The AAG can now begin carrying commercial traffic providing much-awaited direct access and diverse routing between two regions.

Protection from natural disasters

According to AT&T's officials, the new two-terabits-per-second fibre optic submarine cable network is the first cable system to directly link Southeast Asia and the United States.

Several users were waiting for a change from traditional cable routes between Southeast Asia, Hawaii and mainland US. These users can also look forward to uninterrupted access to broadband connectivity shielded from the effects of natural disasters such as earthquakes and tsunamis.

The consortium has worked towards southerly routing of the cable, which means it has more chances of surviving damages from disastrous earthquakes that previously wrecked submarine cable systems. This damage caused setback to many businesses that depended on cables for communication with international clients.  

More capacity in the Asia Pacific

Mary Anne Hicks, vice president, international networking engineering, AT&T, noted that her company is the only US carrier involved in the AAG consortium and expressed AT&T's excitement at the opportunity to offer its customers more capacity and route diversity in the Asia Pacific.

AT&T's is a busy network carrying more than 18 petabytes of IP and data traffic on an average business day.
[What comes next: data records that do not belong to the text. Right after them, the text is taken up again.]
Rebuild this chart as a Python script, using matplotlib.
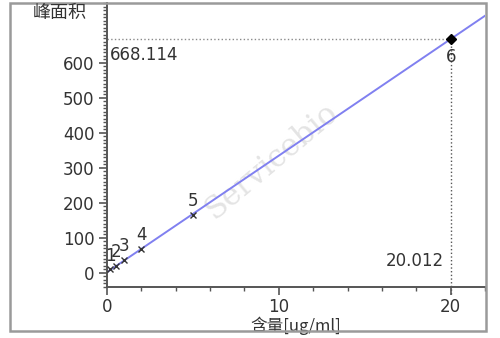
import matplotlib
matplotlib.use('Agg')
import matplotlib.pyplot as plt
from matplotlib.ticker import MultipleLocator
import numpy as np

# standard curve points
conc = [0.2, 0.5, 1.0, 2.0, 5.0, 20.012]
area = [10.0, 20.0, 36.0, 68.0, 166.0, 668.114]
point_labels = ['1', '2', '3', '4', '5', '6']

x_ticks = [0, 10, 20]
y_ticks = [0, 100, 200, 300, 400, 500, 600]

cjk = ['Noto Sans CJK SC', 'DejaVu Sans']
txt_color = '#333333'

fig = plt.figure(figsize=(5.0, 3.38), dpi=100)
W, H = 500, 338
ax = fig.add_axes([107 / W, 1 - 287 / H, (485 - 107) / W, (287 - 3) / H])

# outer frame of the picture
fig.add_artist(plt.Rectangle((10 / W, 1 - 331 / H), (486 - 10) / W, (331 - 3) / H,
                             transform=fig.transFigure, fill=False,
                             ec='#9a9a9a', lw=1.8))

# fitted line
slope, icpt = np.polyfit(conc, area, 1)
xl = np.array([0, 22])
ax.plot(xl, slope * xl + icpt, color='#8080f0', lw=1.4, zorder=2)

# points
ax.plot(conc[:-1], area[:-1], 'x', color='#333333', ms=4.5, mew=1.0, zorder=3)
ax.plot(conc[-1:], area[-1:], 'D', color='black', ms=5, zorder=4)

for i, lab in enumerate(point_labels):
    dy = -13 if i == len(conc) - 1 else 10
    ax.annotate(lab, (conc[i], area[i]), xytext=(0, dy), textcoords='offset points',
                ha='center', va='center', fontsize=12, color=txt_color)

# guide lines to the last point
ax.plot([0, conc[-1]], [area[-1], area[-1]], ':', color='#8a8a8a', lw=1.0, zorder=1)
ax.plot([conc[-1], conc[-1]], [-60, area[-1]], ':', color='#555555', lw=1.0,
        zorder=1, clip_on=False)
ax.text(0.17, 623, f'{area[-1]:.3f}', fontsize=12, color=txt_color, va='center', ha='left')
ax.text(19.6, 34, f'{conc[-1]:.3f}', fontsize=12, color=txt_color, va='center', ha='right')

# watermark
ax.text(9.6, 320, 'Servicebio', rotation=40, fontsize=22, family='DejaVu Serif',
        color='#e4e4e4', ha='center', va='center', zorder=0)

ax.set_xlim(0, 22)
ax.set_ylim(-40, 770)
ax.set_xticks(x_ticks)
ax.set_yticks(y_ticks)
ax.xaxis.set_minor_locator(MultipleLocator(2))
ax.yaxis.set_minor_locator(MultipleLocator(10))
ax.tick_params(which='major', length=6, width=1.2, color='#555555',
               labelsize=12, labelcolor=txt_color, pad=3)
ax.tick_params(axis='x', which='major', pad=2)
ax.tick_params(which='minor', length=3, width=1.0, color='#555555')

for side in ['top', 'right']:
    ax.spines[side].set_visible(False)
for side in ['left', 'bottom']:
    ax.spines[side].set_color('#555555')
    ax.spines[side].set_linewidth(1.4)

ax.set_xlabel('含量[ug/ml]', family=cjk, fontsize=12, color=txt_color)
ax.xaxis.set_label_coords(0.5, -0.105)
fig.text(87 / W, 1 - 13 / H, '峰面积', family=cjk, fontsize=13, color=txt_color,
         ha='right', va='center')

fig.savefig('out.png', dpi=100)
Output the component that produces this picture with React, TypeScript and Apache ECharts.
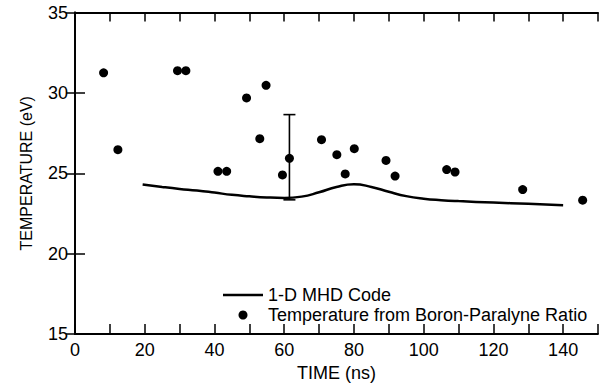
import React, { useEffect, useRef } from "react";
import * as echarts from "echarts";

const xTicks = [0, 20, 40, 60, 80, 100, 120, 140];
const yTicks = [15, 20, 25, 30, 35];

const mhdTime = [19.4, 25, 30, 35, 40, 45, 50, 55, 60, 65, 70, 75, 80, 85, 90, 95, 100, 105, 110, 120, 130, 140];
const mhdTemp = [24.3, 24.15, 24.03, 23.93, 23.8, 23.66, 23.57, 23.5, 23.47, 23.55, 23.82, 24.15, 24.32, 24.15, 23.85, 23.58, 23.42, 23.33, 23.27, 23.18, 23.1, 23.02];

const ptTime = [8.2, 12.3, 29.4, 31.8, 41.0, 43.5, 49.2, 54.8, 53.0, 59.5, 61.5, 70.7, 75.1, 77.5, 80.1, 89.2, 91.8, 106.6, 109.0, 128.4, 145.6];
const ptTemp = [31.25, 26.47, 31.38, 31.38, 25.12, 25.12, 29.69, 30.47, 27.15, 24.9, 25.93, 27.09, 26.16, 24.96, 26.53, 25.8, 24.83, 25.23, 25.08, 23.99, 23.33];

const errTime = [61.5];
const errLow = [23.35];
const errHigh = [28.65];

const FONT = "'Liberation Sans', Arial, Helvetica, sans-serif";

export default function App() {
  const ref = useRef<HTMLDivElement>(null);
  useEffect(() => {
    if (!ref.current) return;
    const chart = echarts.init(ref.current, undefined, { renderer: "svg" });
    const black = "#000";
    chart.setOption({
      animation: false,
      backgroundColor: "#fff",
      textStyle: { fontFamily: FONT },
      grid: { left: 75, top: 12.5, right: -3, bottom: 51 },
      legend: {
        orient: "vertical",
        left: 218,
        top: 281,
        itemWidth: 40,
        itemHeight: 9,
        itemGap: 2,
        textStyle: { fontSize: 18, color: black, fontFamily: FONT },
        data: [
          { name: "1-D MHD Code", icon: "path://M0,0 L40,0 L40,2.5 L0,2.5 Z" },
          { name: "Temperature from Boron-Paralyne Ratio", icon: "circle" },
        ],
      },
      xAxis: [
        {
          type: "value",
          min: 0,
          max: 150,
          interval: 10,
          position: "bottom",
          name: "TIME (ns)",
          nameLocation: "middle",
          nameGap: 27,
          nameTextStyle: { fontSize: 18, color: black, fontFamily: FONT },
          axisLine: { lineStyle: { color: black, width: 1.8 } },
          axisTick: { inside: true, length: 10, lineStyle: { color: black, width: 1.5 } },
          axisLabel: {
            fontSize: 18,
            color: black,
            margin: 7,
            fontFamily: FONT,
            formatter: (v: number) => (xTicks.indexOf(v) >= 0 ? String(v) : ""),
          },
          splitLine: { show: false },
        },
        {
          type: "value",
          min: 0,
          max: 150,
          interval: 10,
          position: "top",
          axisLine: { lineStyle: { color: black, width: 1.8 } },
          axisTick: { inside: true, length: 9, lineStyle: { color: black, width: 1.5 } },
          axisLabel: { show: false },
          splitLine: { show: false },
        },
      ],
      yAxis: [
        {
          type: "value",
          min: 15,
          max: 35,
          interval: 5,
          position: "left",
          name: "TEMPERATURE (eV)",
          nameLocation: "middle",
          nameGap: 41,
          nameTextStyle: { fontSize: 16, color: black, fontFamily: FONT },
          axisLine: { lineStyle: { color: black, width: 1.8 } },
          axisTick: { inside: true, length: 10, lineStyle: { color: black, width: 1.5 } },
          axisLabel: {
            fontSize: 18,
            color: black,
            margin: 7,
            fontFamily: FONT,
            formatter: (v: number) => (yTicks.indexOf(v) >= 0 ? String(v) : ""),
          },
          splitLine: { show: false },
        },
        {
          type: "value",
          min: 15,
          max: 35,
          interval: 5,
          position: "right",
          axisLine: { lineStyle: { color: black, width: 1.8 } },
          axisTick: { inside: true, length: 9, lineStyle: { color: black, width: 1.5 } },
          axisLabel: { show: false },
          splitLine: { show: false },
        },
      ],
      series: [
        {
          name: "1-D MHD Code",
          type: "line",
          smooth: true,
          showSymbol: false,
          symbol: "none",
          lineStyle: { color: black, width: 2.5 },
          itemStyle: { color: black },
          data: mhdTime.map((t, i) => [t, mhdTemp[i]]),
        },
        {
          name: "Temperature from Boron-Paralyne Ratio",
          type: "scatter",
          symbol: "circle",
          symbolSize: 9,
          itemStyle: { color: black, opacity: 1 },
          data: ptTime.map((t, i) => [t, ptTemp[i]]),
        },
        {
          name: "error",
          type: "custom",
          data: errTime.map((t, i) => [t, errLow[i], errHigh[i]]),
          renderItem: (params: any, api: any) => {
            const x = api.value(0);
            const lo = api.coord([x, api.value(1)]);
            const hi = api.coord([x, api.value(2)]);
            const w = 6;
            const style = { stroke: black, lineWidth: 1.6 };
            return {
              type: "group",
              children: [
                { type: "line", shape: { x1: lo[0], y1: lo[1], x2: hi[0], y2: hi[1] }, style },
                { type: "line", shape: { x1: lo[0] - w, y1: lo[1], x2: lo[0] + w, y2: lo[1] }, style },
                { type: "line", shape: { x1: hi[0] - w, y1: hi[1], x2: hi[0] + w, y2: hi[1] }, style },
              ],
            };
          },
        },
      ],
    });
    return () => chart.dispose();
  }, []);
  return (
    <div style={{ position: "absolute", left: 0, top: 0, width: 601, height: 387, overflow: "hidden" }}>
      <div ref={ref} style={{ width: 601, height: 387 }} />
    </div>
  );
}
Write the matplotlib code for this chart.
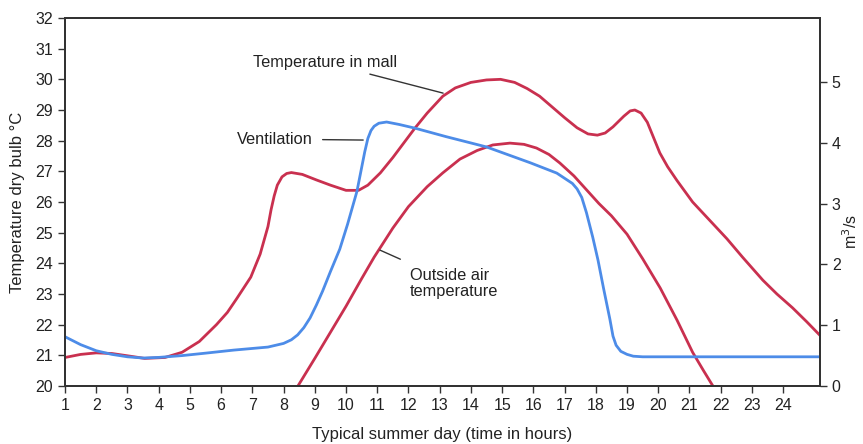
import matplotlib
matplotlib.use("Agg")
import matplotlib.pyplot as plt

plt.rcParams["font.family"] = ["Liberation Sans", "DejaVu Sans"]

# hours (1..24) and readings taken off the chart
hour_ticks = list(range(1, 25))

mall_hours = [1.0, 1.5, 2.0, 2.5, 3.1, 3.55, 4.2, 4.75, 5.3, 5.85, 6.2, 6.5, 6.95, 7.25, 7.5,
              7.6, 7.7, 7.8, 7.95, 8.1, 8.25, 8.6, 9.05, 9.5, 10.0, 10.4, 10.7, 11.1, 11.5,
              12.2, 12.6, 13.1, 13.5, 14.0, 14.5, 14.95, 15.4, 15.8, 16.2, 16.6, 17.0, 17.4,
              17.75, 18.05, 18.3, 18.55, 18.9, 19.1, 19.25, 19.45, 19.65, 19.85, 20.05, 20.3,
              20.6, 21.1, 21.65, 22.2, 22.7, 23.35, 23.8, 24.3, 24.75, 25.18]
mall_temp = [20.93, 21.03, 21.08, 21.06, 20.97, 20.9, 20.93, 21.1, 21.45, 22.0, 22.4, 22.85,
             23.55, 24.3, 25.2, 25.75, 26.2, 26.55, 26.82, 26.93, 26.96, 26.9, 26.72, 26.55,
             26.38, 26.38, 26.55, 26.95, 27.45, 28.4, 28.9, 29.45, 29.72, 29.9, 29.98, 30.0,
             29.9, 29.7, 29.45, 29.1, 28.75, 28.42, 28.22, 28.18, 28.25, 28.45, 28.8, 28.97,
             29.0, 28.9, 28.6, 28.1, 27.6, 27.15, 26.7, 26.0, 25.4, 24.8, 24.2, 23.45, 23.0,
             22.55, 22.1, 21.65]

outside_hours = [8.46, 9.0, 9.5, 10.0, 10.5, 10.9, 11.5, 12.0, 12.6, 13.1, 13.65, 14.2, 14.7,
                 15.25, 15.7, 16.1, 16.5, 16.85, 17.3, 17.7, 18.1, 18.5, 19.0, 19.5, 20.06,
                 20.6, 21.1, 21.45, 21.75]
outside_temp = [20.0, 20.9, 21.75, 22.6, 23.5, 24.2, 25.15, 25.85, 26.5, 26.95, 27.4, 27.68,
                27.86, 27.92, 27.88, 27.76, 27.55, 27.27, 26.85, 26.4, 25.95, 25.55, 24.95,
                24.15, 23.2, 22.15, 21.1, 20.5, 20.0]

vent_hours = [1.0, 1.5, 2.0, 2.5, 3.0, 3.5, 4.0, 4.75, 5.5, 6.4, 7.5, 8.0, 8.25, 8.45, 8.65,
              8.85, 9.05, 9.25, 9.5, 9.8, 10.05, 10.35, 10.6, 10.7, 10.8, 10.9, 11.05, 11.3,
              11.7, 12.2, 13.2, 14.5, 15.9, 16.75, 17.25, 17.4, 17.55, 17.7, 17.9, 18.07,
              18.25, 18.45, 18.55, 18.65, 18.8, 19.0, 19.2, 19.5, 25.18]
vent_flow = [0.81, 0.68, 0.58, 0.52, 0.48, 0.46, 0.47, 0.5, 0.54, 0.59, 0.64, 0.7, 0.76, 0.84,
             0.96, 1.12, 1.33, 1.56, 1.88, 2.25, 2.66, 3.2, 3.85, 4.07, 4.2, 4.27, 4.32, 4.34,
             4.3, 4.24, 4.1, 3.93, 3.67, 3.5, 3.33, 3.24, 3.1, 2.85, 2.45, 2.07, 1.6, 1.1,
             0.82, 0.67, 0.57, 0.52, 0.49, 0.48, 0.48]

RED = "#c9304f"
BLUE = "#4d8ce8"
FRAME = "#333333"

fig = plt.figure(figsize=(8.63, 4.44), dpi=100)
ax = fig.add_axes([65 / 863, 58 / 444, 755 / 863, 368 / 444])
ax2 = ax.twinx()

line_kw = dict(lw=2.0, solid_capstyle="round", solid_joinstyle="round")
ax.plot(mall_hours, mall_temp, color=RED, **line_kw)
ax.plot(outside_hours, outside_temp, color=RED, **line_kw)
ax2.plot(vent_hours, vent_flow, color=BLUE, **line_kw)

ax.set_xlim(1, 25.18)
ax.set_ylim(20, 32)
ax2.set_ylim(0, 6.05)

ax.set_xticks(hour_ticks)
ax.set_yticks(range(20, 33))
ax2.set_yticks(range(0, 6))

for a in (ax, ax2):
    for s in a.spines.values():
        s.set_color(FRAME)
        s.set_linewidth(1.4)
    a.tick_params(colors=FRAME, labelcolor="#222222", labelsize=11.5, length=5, width=1)

ax.set_ylabel("Temperature dry bulb °C", fontsize=12, color="#222222")
ax.yaxis.set_label_coords(-0.053, 0.5)
ax.set_xlabel("Typical summer day (time in hours)", fontsize=12, color="#222222", labelpad=10)
fig.text(851 / 863, 1 - 232 / 444, "m$^3$/s", rotation=90, ha="center", va="center",
         fontsize=11.5, color="#222222")

ann = dict(fontsize=11.8, color="#222222")
ax.annotate("Temperature in mall", xy=(13.11, 29.55), xytext=(11.63, 30.55),
            ha="right", va="center",
            arrowprops=dict(arrowstyle="-", color=FRAME, lw=1.0, shrinkA=4, shrinkB=0), **ann)
ax.annotate("Ventilation", xy=(10.55, 28.02), xytext=(8.94, 28.05),
            ha="right", va="center",
            arrowprops=dict(arrowstyle="-", color=FRAME, lw=1.0, shrinkA=5, shrinkB=0), **ann)
ax.annotate("Outside air\ntemperature", xy=(11.09, 24.43), xytext=(12.05, 23.35),
            ha="left", va="center", linespacing=1.1,
            arrowprops=dict(arrowstyle="-", color=FRAME, lw=1.0, shrinkA=10, shrinkB=0), **ann)

fig.savefig("out.png", dpi=100)
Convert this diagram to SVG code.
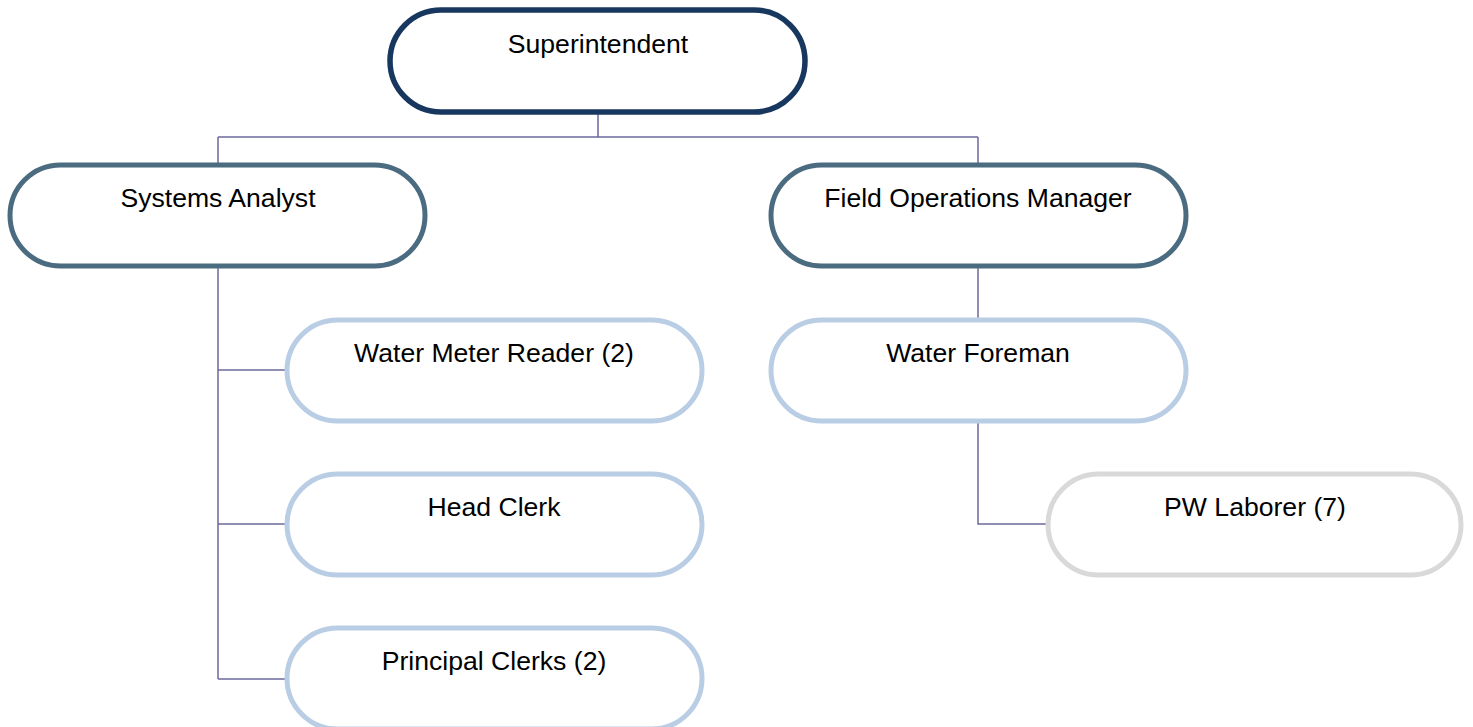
<svg xmlns="http://www.w3.org/2000/svg" width="1473" height="727" viewBox="0 0 1473 727">
  <style>
    .box { fill: #ffffff; stroke-width: 5; }
    .l1 { stroke: #17375e; stroke-width: 5.5; }
    .l2 { stroke: #4a6b80; }
    .l3 { stroke: #b9cde5; }
    .l4 { stroke: #d9d9d9; }
    .lbl { font-family: "Liberation Sans", Arial, sans-serif; font-size: 26.6px; fill: #000000; text-anchor: middle; }
    .conn { fill: none; stroke: #6d6a9e; stroke-width: 1.5; }
  </style>
  <rect width="1473" height="727" fill="#ffffff"/>

  <!-- reporting lines -->
  <g id="connectors">
    <path class="conn" d="M598,114 V137 M218,137 H978 M218,137 V163 M978,137 V163"/>
    <path class="conn" d="M218,268 V679 M218,370 H287 M218,524 H287 M218,679 H287"/>
    <path class="conn" d="M978,268 V320 M978,421 V524 H1048"/>
  </g>

  <g id="superintendent">
    <rect class="box l1" x="390" y="10" width="415" height="102" rx="51"/>
    <text class="lbl" x="598" y="53">Superintendent</text>
  </g>
  <g id="systems-analyst">
    <rect class="box l2" x="10" y="165" width="415" height="101" rx="50.5"/>
    <text class="lbl" x="218" y="207">Systems Analyst</text>
  </g>
  <g id="field-operations-manager">
    <rect class="box l2" x="771" y="165" width="415" height="101" rx="50.5"/>
    <text class="lbl" x="978" y="207">Field Operations Manager</text>
  </g>
  <g id="water-meter-reader">
    <rect class="box l3" x="287" y="320" width="415" height="101" rx="50.5"/>
    <text class="lbl" x="494" y="362">Water Meter Reader (2)</text>
  </g>
  <g id="head-clerk">
    <rect class="box l3" x="287" y="474" width="415" height="101" rx="50.5"/>
    <text class="lbl" x="494" y="516">Head Clerk</text>
  </g>
  <g id="principal-clerks">
    <rect class="box l3" x="287" y="628" width="415" height="101" rx="50.5"/>
    <text class="lbl" x="494" y="670">Principal Clerks (2)</text>
  </g>
  <g id="water-foreman">
    <rect class="box l3" x="771" y="320" width="415" height="101" rx="50.5"/>
    <text class="lbl" x="978" y="362">Water Foreman</text>
  </g>
  <g id="pw-laborer">
    <rect class="box l4" x="1048" y="474" width="413" height="101" rx="50.5"/>
    <text class="lbl" x="1255" y="516">PW Laborer (7)</text>
  </g>
</svg>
The company is expecting even busier times ahead and Hicks said AT&T's participation in cable networks such as the AAG helps it to continually expand capacity for its customers' growing global communications requirements.

According to AT&T's officials, the new cable connects at AT&T landing stations in Guam, Hawaii and Southern California. The AAG cable provides more direct connectivity to Asian markets via landing stations in the Philippines, Thailand, Brunei, Vietnam, Singapore, Malaysia and Hong Kong.

This cable also connects Australia and India via common landing points along its undersea route.